The Vector Processing Unit (VPU) contains four pipelined processing modules that can be selectively activated using the 4-bit vpu_data_pathway field.
VPU pipeline modules
The VPU consists of four sequential modules:
- Bias addition - Adds bias vectors to systolic array outputs
- Leaky ReLU - Applies activation function with configurable leak factor
- MSE loss - Computes mean squared error against target values
- Leaky ReLU derivative - Computes gradient of activation function
Each module can be independently enabled or bypassed based on the current computation stage.
Pathway configurations
The 4-bit vpu_data_pathway field controls which modules are active:
Forward pass - Layer 1
vpu_data_pathway = 0b1100
- Systolic array output (Z1) enters VPU
- Bias module adds B1 vector
- Leaky ReLU applies activation
- Result (H1) exits VPU
Usage: Computing hidden layer activations during forward propagation
Forward pass - Output layer with loss
vpu_data_pathway = 0b1111
- Systolic array output (Z2) enters VPU
- Bias module adds B2 vector
- Leaky ReLU applies activation (H2)
- MSE loss computes error against target Y
- Result (dL/dZ2) exits VPU
Usage: Computing final layer output and beginning backpropagation
This pathway is described in comments as the “transition pathway from forward pass to backward pass” because it both completes the forward computation and produces the first gradient.

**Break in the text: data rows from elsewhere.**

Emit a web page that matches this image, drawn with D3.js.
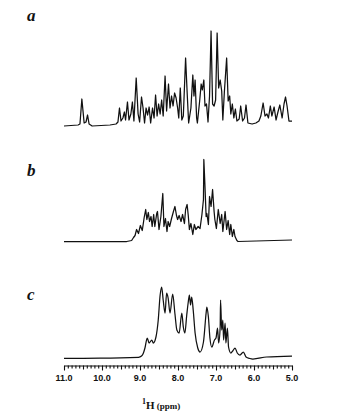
<!DOCTYPE html>
<html>
<head>
<meta charset="utf-8">
<script src="https://cdn.jsdelivr.net/npm/d3@7/dist/d3.min.js"></script>
<style>
  html, body { margin: 0; padding: 0; background: #fff; }
  svg { display: block; }
</style>
</head>
<body>
<svg id="chart" width="356" height="416"></svg>
<script>
// ---- data (chemical shift in ppm, intensity in arbitrary units) ----
const panelLabels = ["a", "b", "c"];

const aPpm = [11.00,10.63,10.58,10.53,10.47,10.42,10.38,10.34,10.26,9.79,9.63,9.58,9.54,9.50,9.45,9.41,9.38,9.33,9.29,9.24,9.20,9.16,9.10,9.05,9.01,8.96,8.92,8.88,8.84,8.80,8.76,8.72,8.67,8.63,8.59,8.55,8.51,8.47,8.43,8.39,8.34,8.30,8.25,8.21,8.17,8.13,8.09,8.05,8.01,7.98,7.94,7.90,7.86,7.80,7.76,7.72,7.66,7.61,7.58,7.55,7.51,7.49,7.43,7.39,7.36,7.32,7.29,7.25,7.21,7.17,7.13,7.09,7.05,7.01,6.97,6.93,6.89,6.85,6.82,6.78,6.72,6.68,6.64,6.61,6.57,6.53,6.49,6.45,6.39,6.35,6.30,6.25,6.21,6.16,6.05,5.95,5.87,5.82,5.76,5.71,5.66,5.62,5.57,5.53,5.47,5.42,5.37,5.32,5.26,5.21,5.17,5.13,5.08,5.00];
const aInt = [0,1,2,27,3,4,11,2,0,1,2,4,18,5,8,14,6,24,6,12,24,5,48,12,4,29,18,3,18,11,19,3,18,8,31,10,22,12,26,10,50,15,42,18,30,20,33,28,18,8,38,6,10,68,34,3,18,51,30,46,8,3,25,42,36,46,20,22,4,30,95,22,20,26,93,38,46,35,6,34,68,25,30,12,22,8,17,5,7,20,5,8,21,3,2,3,5,10,23,10,12,8,20,10,19,6,14,21,8,22,29,20,5,5];

const bPpm = [11.00,9.35,9.22,9.17,9.13,9.09,9.04,8.99,8.94,8.89,8.85,8.82,8.78,8.75,8.71,8.68,8.64,8.61,8.56,8.54,8.50,8.45,8.40,8.37,8.33,8.29,8.26,8.22,8.17,8.12,8.08,8.04,8.01,7.97,7.92,7.88,7.83,7.80,7.76,7.73,7.70,7.66,7.61,7.57,7.53,7.47,7.42,7.37,7.33,7.32,7.29,7.26,7.24,7.20,7.17,7.13,7.09,7.05,7.03,6.99,6.94,6.89,6.85,6.82,6.76,6.72,6.68,6.64,6.61,6.57,6.53,6.50,6.45,6.42,5.00];
const bInt = [0,0,1,4,6,12,8,16,11,24,32,22,29,20,25,15,27,15,28,30,12,25,48,15,23,10,20,15,23,30,35,26,22,26,20,27,18,32,37,26,12,18,7,17,12,15,13,27,42,82,55,25,28,17,45,35,52,30,22,13,32,18,27,10,30,12,21,7,17,5,12,5,1,0,1.5];

const cPpm = [11.00,10.05,9.04,8.96,8.91,8.87,8.81,8.76,8.69,8.65,8.58,8.52,8.47,8.43,8.39,8.34,8.30,8.26,8.21,8.14,8.08,8.03,7.97,7.90,7.86,7.82,7.77,7.73,7.70,7.67,7.64,7.60,7.55,7.48,7.42,7.33,7.26,7.24,7.20,7.16,7.11,7.04,7.00,6.96,6.93,6.89,6.88,6.85,6.82,6.80,6.76,6.74,6.70,6.67,6.61,6.56,6.50,6.44,6.37,6.28,6.21,6.11,6.03,5.67,5.00];
const cInt = [0.7,0.8,1.7,3,6,11,21,16,19,16,22,39,64,72,59,46,66,61,46,65,45,29,26,46,32,26,44,57,64,54,62,49,26,11,7,17,46,52,42,21,12,19,21,31,16,32,59,29,39,19,36,16,31,12,6,8,11,6,4,7,2,0.5,0,2,3];

const tickValues = [11, 10, 9, 8, 7, 6, 5];
const tickLabels = ["11.0", "10.0", "9.0", "8.0", "7.0", "6.0", "5.0"];
const axisTitleSup = "1";
const axisTitleMain = "H";
const axisTitleUnit = " (ppm)";

// ---- layout ----
const svg = d3.select("#chart");
const x = d3.scaleLinear().domain([11, 5]).range([64, 292]);
const baselines = [126, 241.5, 359];
const labelPos = [[27, 21], [27, 176], [27, 300]];
const series = [
  {ppm: aPpm, val: aInt},
  {ppm: bPpm, val: bInt},
  {ppm: cPpm, val: cInt}
];

series.forEach((s, i) => {
  const y = d3.scaleLinear().domain([0, 100]).range([baselines[i], baselines[i] - 100]);
  const pts = s.ppm.map((p, k) => [p, s.val[k]]);
  const line = d3.line()
    .x(d => x(d[0]))
    .y(d => y(d[1]))
    .curve(i === 2 ? d3.curveMonotoneX : d3.curveLinear);
  svg.append("path")
    .attr("d", line(pts))
    .attr("fill", "none")
    .attr("stroke", "#111")
    .attr("stroke-width", 1.25)
    .attr("stroke-linejoin", "round");
  svg.append("text")
    .attr("x", labelPos[i][0])
    .attr("y", labelPos[i][1])
    .attr("font-family", "'Liberation Serif', 'Times New Roman', serif")
    .attr("font-style", "italic")
    .attr("font-weight", "bold")
    .attr("font-size", 17)
    .attr("fill", "#111")
    .text(panelLabels[i]);
});

// ---- axis ----
const axisY = 365.5;
const minorTicks = d3.range(110, 49, -1).map(v => v / 10);
const axisG = svg.append("g")
  .attr("transform", `translate(0,${axisY})`)
  .call(d3.axisBottom(x)
    .tickValues(minorTicks)
    .tickSizeOuter(0)
    .tickSizeInner(3)
    .tickFormat(""));
axisG.selectAll(".tick line")
  .attr("y2", d => {
    const t = Math.round(d * 10);
    if (t % 10 === 0) return 5;
    if (t % 5 === 0) return 4;
    return 3;
  });
axisG.selectAll("line, path").attr("stroke", "#111").attr("stroke-width", 1.1);

svg.append("g").selectAll("text")
  .data(tickValues)
  .join("text")
  .attr("x", d => x(d))
  .attr("y", 381)
  .attr("text-anchor", "middle")
  .attr("font-family", "'Liberation Sans', Arial, sans-serif")
  .attr("font-weight", "bold")
  .attr("font-size", 9)
  .attr("fill", "#111")
  .text((d, i) => tickLabels[i]);

const title = svg.append("text")
  .attr("x", 142)
  .attr("y", 409)
  .attr("font-family", "'Liberation Serif', 'Times New Roman', serif")
  .attr("fill", "#111");
title.append("tspan").attr("font-size", 8).attr("font-weight", "bold").attr("dy", -5).text(axisTitleSup);
title.append("tspan").attr("font-size", 11).attr("font-weight", "bold").attr("dy", 5).text(axisTitleMain);
title.append("tspan").attr("font-size", 9).attr("font-weight", "bold").text(axisTitleUnit);
</script>
</body>
</html>
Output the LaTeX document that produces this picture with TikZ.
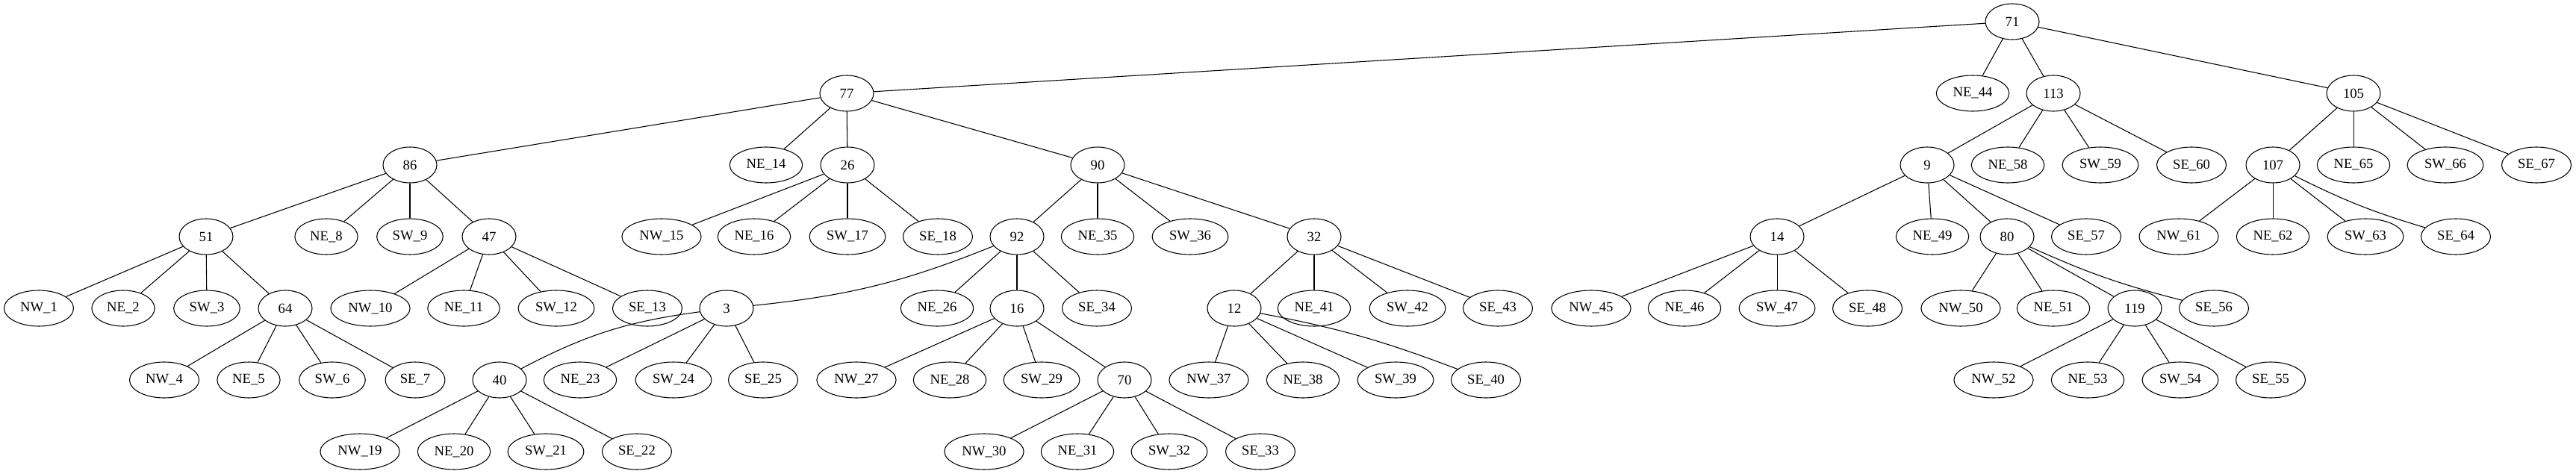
\documentclass[tikz,border=0pt]{standalone}
\usepackage{fontspec}
\setmainfont{Liberation Serif}
\usetikzlibrary{shapes.geometric}

\tikzset{
  vertex/.style={draw, ellipse, line width=0.8pt, inner xsep=6pt, inner ysep=3pt,
    minimum width=54pt, minimum height=36pt, font=\fontsize{14}{17}\selectfont},
  link/.style={line width=0.8pt}
}

\begin{document}
\begin{tikzpicture}[x=0.75pt, y=-0.75pt]
  \useasboundingbox (0,0) rectangle (3450,635);

  % Define nodes, one rank at a time
  \node[vertex] (n71) at (2695,29) {71};

  \foreach \n/\x/\t in {n77/1134/77, NE44/2642/NE\_44, n113/2750/113, n105/3152/105}
    \node[vertex] (\n) at (\x,125) {\t};

  \foreach \n/\x/\t in {n86/549/86, NE14/1026/NE\_14, n26/1135/26, n90/1470/90,
      n9/2581/9, NE58/2689/NE\_58, SW59/2813/SW\_59, SE60/2935/SE\_60,
      n107/3044/107, NE65/3152/NE\_65, SW66/3275/SW\_66, SE67/3397/SE\_67}
    \node[vertex] (\n) at (\x,221) {\t};

  \foreach \n/\x/\t in {n51/276/51, NE8/437/NE\_8, SW9/549/SW\_9, n47/655/47,
      NW15/886/NW\_15, NE16/1010/NE\_16, SW17/1135/SW\_17, SE18/1256/SE\_18,
      n92/1362/92, NE35/1470/NE\_35, SW36/1594/SW\_36, n32/1760/32,
      n14/2380/14, NE49/2588/NE\_49, n80/2688/80, SE57/2794/SE\_57,
      NW61/2918/NW\_61, NE62/3044/NE\_62, SW63/3168/SW\_63, SE64/3289/SE\_64}
    \node[vertex] (\n) at (\x,317) {\t};

  \foreach \n/\x/\t in {NW1/52/NW\_1, NE2/165/NE\_2, SW3/277/SW\_3, n64/382/64,
      NW10/496/NW\_10, NE11/621/NE\_11, SW12/745/SW\_12, SE13/867/SE\_13,
      n3/973/3, NE26/1255/NE\_26, n16/1362/16, SE34/1469/SE\_34,
      n12/1653/12, NE41/1760/NE\_41, SW42/1885/SW\_42, SE43/2006/SE\_43,
      NW45/2131/NW\_45, NE46/2256/NE\_46, SW47/2380/SW\_47, SE48/2501/SE\_48,
      NW50/2626/NW\_50, NE51/2750/NE\_51, n119/2859/119, SE56/2965/SE\_56}
    \node[vertex] (\n) at (\x,413) {\t};

  \foreach \n/\x/\t in {NW4/220/NW\_4, NE5/333/NE\_5, SW6/445/SW\_6, SE7/556/SE\_7,
      n40/669/40, NE23/777/NE\_23, SW24/902/SW\_24, SE25/1022/SE\_25,
      NW27/1147/NW\_27, NE28/1272/NE\_28, SW29/1395/SW\_29, n70/1506/70,
      NW37/1619/NW\_37, NE38/1745/NE\_38, SW39/1869/SW\_39, SE40/1990/SE\_40,
      NW52/2670/NW\_52, NE53/2796/NE\_53, SW54/2920/SW\_54, SE55/3041/SE\_55}
    \node[vertex] (\n) at (\x,509) {\t};

  \foreach \n/\x/\t in {NW19/482/NW\_19, NE20/608/NE\_20, SW21/731/SW\_21, SE22/853/SE\_22,
      NW30/1318/NW\_30, NE31/1443/NE\_31, SW32/1566/SW\_32, SE33/1688/SE\_33}
    \node[vertex] (\n) at (\x,605) {\t};

  % Connect the nodes
  \foreach \p/\c in {n71/n77, n71/NE44, n71/n113, n71/n105,
      n77/n86, n77/NE14, n77/n26, n77/n90,
      n86/n51, n86/NE8, n86/SW9, n86/n47,
      n51/NW1, n51/NE2, n51/SW3, n51/n64,
      n64/NW4, n64/NE5, n64/SW6, n64/SE7,
      n47/NW10, n47/NE11, n47/SW12, n47/SE13,
      n26/NW15, n26/NE16, n26/SW17, n26/SE18,
      n90/n92, n90/NE35, n90/SW36, n90/n32,
      n92/NE26, n92/n16, n92/SE34,
      n3/NE23, n3/SW24, n3/SE25,
      n40/NW19, n40/NE20, n40/SW21, n40/SE22,
      n16/NW27, n16/NE28, n16/SW29, n16/n70,
      n70/NW30, n70/NE31, n70/SW32, n70/SE33,
      n32/n12, n32/NE41, n32/SW42, n32/SE43,
      n12/NW37, n12/NE38, n12/SW39,
      n113/n9, n113/NE58, n113/SW59, n113/SE60,
      n9/n14, n9/NE49, n9/n80, n9/SE57,
      n14/NW45, n14/NE46, n14/SW47, n14/SE48,
      n80/NW50, n80/NE51, n80/n119,
      n119/NW52, n119/NE53, n119/SW54, n119/SE55,
      n105/n107, n105/NE65, n105/SW66, n105/SE67,
      n107/NW61, n107/NE62, n107/SW63}
    \draw[link] (\p) -- (\c);

  % the few bent ones
  \draw[link] (n92) to[bend left=8] (n3);
  \draw[link] (n3) to[bend right=10] (n40);
  \draw[link] (n12) to[bend left=5] (SE40);
  \draw[link] (n80) to[bend right=5] (SE56);
  \draw[link] (n107) to[bend right=5] (SE64);
\end{tikzpicture}
\end{document}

Backward pass - Activation derivative
vpu_data_pathway = 0b0001
- Upstream gradient (dL/dZ_next) enters VPU
- Leaky ReLU derivative module multiplies by activation gradient
- Result (dL/dZ) exits VPU
Usage: Propagating gradients through activation functions during backpropagation
Gradient computation - Bypass mode
vpu_data_pathway = 0b0000
- Systolic array output passes directly through VPU
- No processing applied
- Raw systolic output exits VPU
Usage: Weight gradient calculation where VPU processing is not needed
Pointer routing coordination
The VPU pathway configuration must be coordinated with ub_ptr_sel to route the correct data to each module:
| Pathway | Module needing data | ub_ptr_sel | Data source |
|---|
0b1100 | Bias addition | 010 | Bias vector from UB |
0b1111 | Bias addition | 010 | Bias vector from UB |
0b1111 | MSE loss | 011 | Target values (Y) from UB |
0b0001 | Leaky ReLU derivative | 100 | Pre-activation values (H) from UB |
Example: Forward pass configuration
From test_tpu.py:184-203, loading inputs and computing first layer:
# Configure for forward pass through layer 1
dut.vpu_data_pathway.value = 0b1100 # Bias + ReLU routing
# Read input matrix X into systolic array
dut.ub_rd_start_in.value = 1
dut.ub_ptr_select.value = 0 # Route to systolic left input
dut.ub_rd_addr_in.value = 0
dut.ub_rd_row_size.value = 4
dut.ub_rd_col_size.value = 2
# Read bias B1 into VPU bias module
dut.ub_rd_start_in.value = 1
dut.ub_ptr_select.value = 2 # Route to bias module
dut.ub_rd_addr_in.value = 16
dut.ub_rd_row_size.value = 4
dut.ub_rd_col_size.value = 2
Example: Backward pass configuration
From test_tpu.py:322-349, computing gradients for layer 1:
# Configure for backward pass activation derivative
dut.vpu_data_pathway.value = 0b0001 # Activation derivative only
# Read upstream gradient into systolic array
dut.ub_rd_start_in.value = 1
dut.ub_ptr_select.value = 0 # Route to systolic left input
dut.ub_rd_addr_in.value = 29
dut.ub_rd_row_size.value = 4
dut.ub_rd_col_size.value = 1
# Read pre-activation H1 into VPU derivative module
dut.ub_rd_start_in.value = 1
dut.ub_ptr_select.value = 4 # Route to activation derivative
dut.ub_rd_addr_in.value = 21
dut.ub_rd_row_size.value = 4
dut.ub_rd_col_size.value = 2
Gradient descent data routing
During weight updates, the VPU uses additional pointer selections:
# Route old bias values to gradient descent module
dut.ub_ptr_select.value = 5 # Gradient descent (bias)
# Route old weight values to gradient descent module
dut.ub_ptr_select.value = 6 # Gradient descent (weights)
vpu_data_pathway = 0b0000 (bypass mode) since gradient descent happens after the main VPU pipeline.
The VPU is fully pipelined - new data can enter every cycle even while previous data is still processing through later stages.